Order-to-Cash (OTC)
Order-to-Cash Definition
Order-to-Cash (O2C, sometimes OTC) is the end-to-end business process that begins when a customer order is received and ends when the resulting payment is collected and reconciled. Unlike quote-to-cash, it does not include the pre-sale quoting and negotiation stages — the order is the starting point, so O2C is the natural frame for businesses that sell against purchase orders rather than custom-quoted deals.
A standard order-to-cash cycle covers order management and entry, credit checking, order fulfillment or shipment, invoicing, payment collection, cash application, and reporting. It is the dominant model in manufacturing, wholesale, distribution, and ecommerce, where high order volumes and physical fulfillment make order accuracy and on-time delivery central. Optimizing O2C means reducing order errors, shortening fulfillment and billing cycles, and tightening collections so that cash converts quickly and the receivables ledger stays clean.
Also referred to as: OTC, O2C, order to cash.
The order-to-cash process steps
Order-to-cash typically runs through seven steps: (1) order management — capturing and validating the customer order; (2) credit management — checking the customer's credit before fulfilling; (3) order fulfillment — picking, packing, and shipping goods or provisioning services; (4) invoicing — billing the customer for what was delivered; (5) payment collection — pursuing payment per agreed terms; (6) cash application — matching incoming payments to open invoices; and (7) reporting and reconciliation.

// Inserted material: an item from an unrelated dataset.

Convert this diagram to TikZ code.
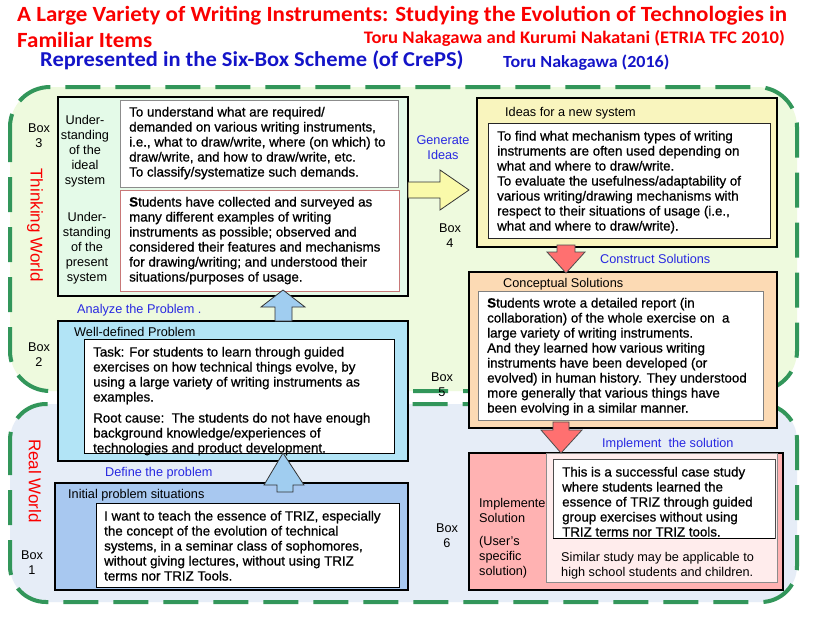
\documentclass[tikz,border=0pt]{standalone}
\usepackage{fontspec}
\setmainfont{Liberation Sans}
\newfontfamily\titlefont[FakeStretch=1.06]{Carlito}
\newfontfamily\bodyfamily[FakeBold=0.8]{Liberation Sans}
\definecolor{dashgreen}{RGB}{50,150,90}
\definecolor{thinkfill}{RGB}{238,250,222}
\definecolor{realfill}{RGB}{230,237,247}
\definecolor{boxthree}{RGB}{228,250,232}
\definecolor{boxfour}{RGB}{249,245,190}
\definecolor{boxfive}{RGB}{252,218,180}
\definecolor{boxsix}{RGB}{255,178,178}
\definecolor{boxsixpanel}{RGB}{255,236,236}
\definecolor{boxtwo}{RGB}{178,228,246}
\definecolor{boxone}{RGB}{168,200,240}
\definecolor{arrowblue}{RGB}{160,205,240}
\definecolor{arrowyellow}{RGB}{250,250,170}
\definecolor{arrowred}{RGB}{255,112,112}
\definecolor{linkblue}{RGB}{40,40,225}
\definecolor{headblue}{RGB}{20,20,200}
\definecolor{titlered}{RGB}{250,0,0}
\newcommand{\mylines}[1]{\begin{tabular}[t]{@{}l@{}}#1\end{tabular}}
\newcommand{\mylinesc}[1]{\begin{tabular}[t]{@{}c@{}}#1\end{tabular}}
\newcommand{\bodyfs}{\bodyfamily\fontsize{13.33}{15}\selectfont}
\newcommand{\labfs}{\fontsize{12.7}{15}\selectfont}
\begin{document}
\begin{tikzpicture}[x=1pt,y=-1pt,
  region/.style={draw=dashgreen, line width=4pt, dash pattern=on 35pt off 15pt},
  boxframe/.style={draw=black, line width=1.6pt, anchor=north west, inner sep=0pt, outer sep=0pt},
  inbox/.style={fill=white, line width=0.9pt, anchor=north west, inner sep=0pt, outer sep=0pt},
  body/.style={anchor=base west, inner sep=0pt, font=\bodyfs},
  lab/.style={inner sep=0pt, font=\labfs},
  link/.style={inner sep=0pt, font=\labfs, text=linkblue, anchor=base west},
  world/.style={inner sep=0pt, font=\fontsize{17}{20}\selectfont, text=titlered, rotate=-90},
  barrow/.style={draw=black!80, line width=0.8pt, fill=arrowblue},
  yarrow/.style={draw=black!80, line width=0.8pt, fill=arrowyellow},
  rarrow/.style={draw=black!70, line width=0.8pt, fill=arrowred}
]
\useasboundingbox (0,0) rectangle (818,622);
\fill[white] (0,0) rectangle (818,622);

% titles
\node[anchor=base west, inner sep=0pt, text=titlered, font=\titlefont\bfseries\fontsize{21.7}{24}\selectfont] (title1) at (17,21) {A Large Variety of Writing Instruments: Studying the Evolution of Technologies in};
\node[anchor=base west, inner sep=0pt, text=titlered, font=\titlefont\bfseries\fontsize{21.7}{24}\selectfont] (title2) at (17,47.5) {Familiar Items};
\node[anchor=base east, inner sep=0pt, text=titlered, font=\titlefont\bfseries\fontsize{17.6}{20}\selectfont] (auth1) at (785,43) {Toru Nakagawa and Kurumi Nakatani (ETRIA TFC 2010)};
\node[anchor=base west, inner sep=0pt, text=headblue, font=\titlefont\bfseries\fontsize{21.2}{24}\selectfont] (sub) at (40,66.5) {Represented in the Six-Box Scheme (of CrePS)};
\node[anchor=base west, inner sep=0pt, text=headblue, font=\titlefont\bfseries\fontsize{17}{20}\selectfont] (auth2) at (503,67.5) {Toru Nakagawa (2016)};

% world regions
\path[region, fill=thinkfill, rounded corners=40pt] (10,87) rectangle (797,391);
\path[region, fill=realfill, rounded corners=36pt] (10,404) rectangle (797,602);

\node[world] (thinkw) at (35,225) {Thinking World};
\node[world] (realw) at (35,481) {Real World};

% Box 3
\node[boxframe, fill=boxthree, minimum width=350pt, minimum height=199pt] (box3) at (58,97) {};
\node[inbox, draw=black!45, minimum width=278pt, minimum height=87pt] (box3a) at (120,100) {};
\node[inbox, draw={rgb,255:red,200;green,120;blue,120}, minimum width=279pt, minimum height=101pt] (box3b) at (120,190) {};
\node[lab, anchor=base] (ideal) at (85,124.5) {\mylinesc{Under-\\standing\\of the\\ideal\\system}};
\node[lab, anchor=base] (present) at (87,221.5) {\mylinesc{Under-\\standing\\of the\\present\\system}};
\node[body] (t3a) at (129,116.5) {\mylines{To understand what are required/\\demanded on various writing instruments,\\i.e., what to draw/write, where (on which) to\\draw/write, and how to draw/write, etc.\\To classify/systematize such demands.}};
\node[body] (t3b) at (129,206.5) {\mylines{{\bfseries S}tudents have collected and surveyed as\\many different examples of writing\\instruments as possible; observed and\\considered their features and mechanisms\\for drawing/writing; and understood their\\situations/purposes of usage.}};

% Box 4
\node[boxframe, fill=boxfour, minimum width=300pt, minimum height=149pt] (box4) at (477,98) {};
\node[inbox, draw=black!85, minimum width=282pt, minimum height=115pt] (box4a) at (488,123) {};
\node[lab, anchor=base west] (h4) at (505,116.5) {Ideas for a new system};
\node[body] (t4) at (497,140.5) {\mylines{To find what mechanism types of writing\\instruments are often used depending on\\what and where to draw/write.\\To evaluate the usefulness/adaptability of\\various writing/drawing mechanisms with\\respect to their situations of usage (i.e.,\\what and where to draw/write).}};

% Box 5
\node[boxframe, fill=boxfive, minimum width=308pt, minimum height=156pt] (box5) at (469,272) {};
\node[inbox, draw=black!50, minimum width=285pt, minimum height=129pt] (box5a) at (478,291) {};
\node[lab, anchor=base west] (h5) at (503,287.5) {Conceptual Solutions};
\node[body] (t5) at (487,307.5) {\mylines{{\bfseries S}tudents wrote a detailed report (in\\collaboration) of the whole exercise on\ \ a\\large variety of writing instruments.\\And they learned how various writing\\instruments have been developed (or\\evolved) in human history. They understood\\more generally that various things have\\been evolving in a similar manner.}};

% Box 2
\node[boxframe, fill=boxtwo, minimum width=350pt, minimum height=140pt] (box2) at (58,321) {};
\node[inbox, draw=black, minimum width=310pt, minimum height=114pt] (box2a) at (84,339) {};
\node[lab, anchor=base west] (h2) at (74,336.5) {Well-defined Problem};
\node[body] (t2) at (93,356.5) {\mylines{Task: For students to learn through guided\\exercises on how technical things evolve, by\\using a large variety of writing instruments as\\examples.\\[6pt]Root cause:\ \ The students do not have enough\\background knowledge/experiences of\\technologies and product development.}};

% Box 1
\node[boxframe, fill=boxone, minimum width=353pt, minimum height=107pt] (box1) at (55,483) {};
\node[inbox, draw=black, minimum width=303pt, minimum height=84pt] (box1a) at (96,503) {};
\node[lab, anchor=base west] (h1) at (68,498.5) {Initial problem situations};
\node[body] (t1) at (104,520.5) {\mylines{I want to teach the essence of TRIZ, especially\\the concept of the evolution of technical\\systems, in a seminar class of sophomores,\\without giving lectures, without using TRIZ\\terms nor TRIZ Tools.}};

% Box 6
\node[boxframe, fill=boxsix, minimum width=314pt, minimum height=137pt] (box6) at (469,453) {};
\node[lab, anchor=base west] (h6a) at (479,507.5) {\mylines{Implemented\\Solution\\[8pt](User's\\specific\\solution)}};
\node[inbox, fill=boxsixpanel, draw=black!45, minimum width=231pt, minimum height=129pt] (box6p) at (546,453) {};
\node[inbox, draw=black!70, minimum width=222pt, minimum height=79pt] (box6a) at (553,459) {};
\node[body] (t6) at (562,476.5) {\mylines{This is a successful case study\\where students learned the\\essence of TRIZ through guided\\group exercises without using\\TRIZ terms nor TRIZ tools.}};
\draw[black, line width=1pt] (box6a.south west) -- (box6a.south east);
\node[lab, anchor=base west] (t6b) at (561,561.5) {\mylines{Similar study may be applicable to\\high school students and children.}};

% box labels
\node[lab, anchor=base] (b3) at (39,132.5) {\mylinesc{Box\\3}};
\node[lab, anchor=base] (b2) at (39,351.5) {\mylinesc{Box\\2}};
\node[lab, anchor=base] (b1) at (32,559.5) {\mylinesc{Box\\1}};
\node[lab, anchor=base] (b4) at (450,232.5) {\mylinesc{Box\\4}};
\node[lab, anchor=base] (b5) at (442,381.5) {\mylinesc{Box\\5}};
\node[lab, anchor=base] (b6) at (447,532.5) {\mylinesc{Box\\6}};

% block arrows
\draw[yarrow] (box3.east |- 0,182) -- (440,182) -- (440,170) -- (469,190) -- (440,210) -- (440,198) -- (box3.east |- 0,198) -- cycle;
\draw[rarrow] (557,245) -- (575,245) -- (575,252) -- (585,252) -- (566,273) -- (547,252) -- (557,252) -- cycle;
\draw[rarrow] (553,422) -- (569,422) -- (569,430) -- (582,430) -- (561,453) -- (541,430) -- (553,430) -- cycle;
\draw[barrow] (275,321) -- (275,307) -- (261,307) -- (283,290) -- (305,307) -- (292,307) -- (292,321) -- cycle;
\draw[barrow] (277,492) -- (277,485) -- (264,485) -- (283,453) -- (304,485) -- (293,485) -- (293,492) -- cycle;

% connector labels
\node[lab, anchor=base, text=linkblue] (gen) at (443,144.5) {\mylinesc{Generate\\Ideas}};
\node[link] (cons) at (600,263.5) {Construct Solutions};
\node[link] (impl) at (602,447.5) {Implement\ \ the solution};
\node[link] (anal) at (77,313.5) {Analyze the Problem .};
\node[link] (defp) at (105,476.5) {Define the problem};
\end{tikzpicture}
\end{document}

Because O2C touches order entry, fulfillment, and finance, breakdowns often appear as shipped-but-unbilled orders, billing that doesn't match what was delivered, or payments that can't be cleanly applied — each of which ties up cash and inflates DSO.
Order-to-cash vs. quote-to-cash
The distinction is where the process begins. Quote-to-cash starts at the quote and includes CPQ, negotiation, and contract execution — the pre-sale work. Order-to-cash assumes the sale is already agreed and starts at the order itself, so it leaves out quoting entirely.
Companies with standardized catalogs and purchase-order-driven buying — manufacturers, distributors, ecommerce sellers — tend to think in order-to-cash. Companies with negotiated, configured, or contract-heavy deals — enterprise software, professional services — usually need quote-to-cash or contract-to-cash to capture the pre-sale and post-signature complexity that O2C glosses over.
When you'd use this
- Modeling the revenue cycle for an order- or PO-driven business.
- Mapping fulfillment and finance handoffs in manufacturing, wholesale, or ecommerce.
- Identifying shipped-but-unbilled orders that delay cash.
- Comparing process frames before choosing automation tooling.
Order-to-Cash FAQ
What is order-to-cash?
Order-to-cash (O2C) is the business process that runs from receiving a customer order through to collecting and reconciling payment. It includes order management, credit checks, fulfillment, invoicing, collections, and cash application.
What are the steps in the order-to-cash process?
The typical steps are: order management, credit management, order fulfillment, invoicing, payment collection, cash application, and reporting and reconciliation.
What is the difference between order-to-cash and quote-to-cash?
Order-to-cash starts when a customer order is received and excludes the quoting stage. Quote-to-cash starts earlier, at the quote, and includes pre-sale steps like CPQ and negotiation.
Which industries use order-to-cash?
Order-to-cash is most common in manufacturing, wholesale, distribution, and ecommerce — businesses that sell against purchase orders or standardized catalogs rather than custom-quoted contracts.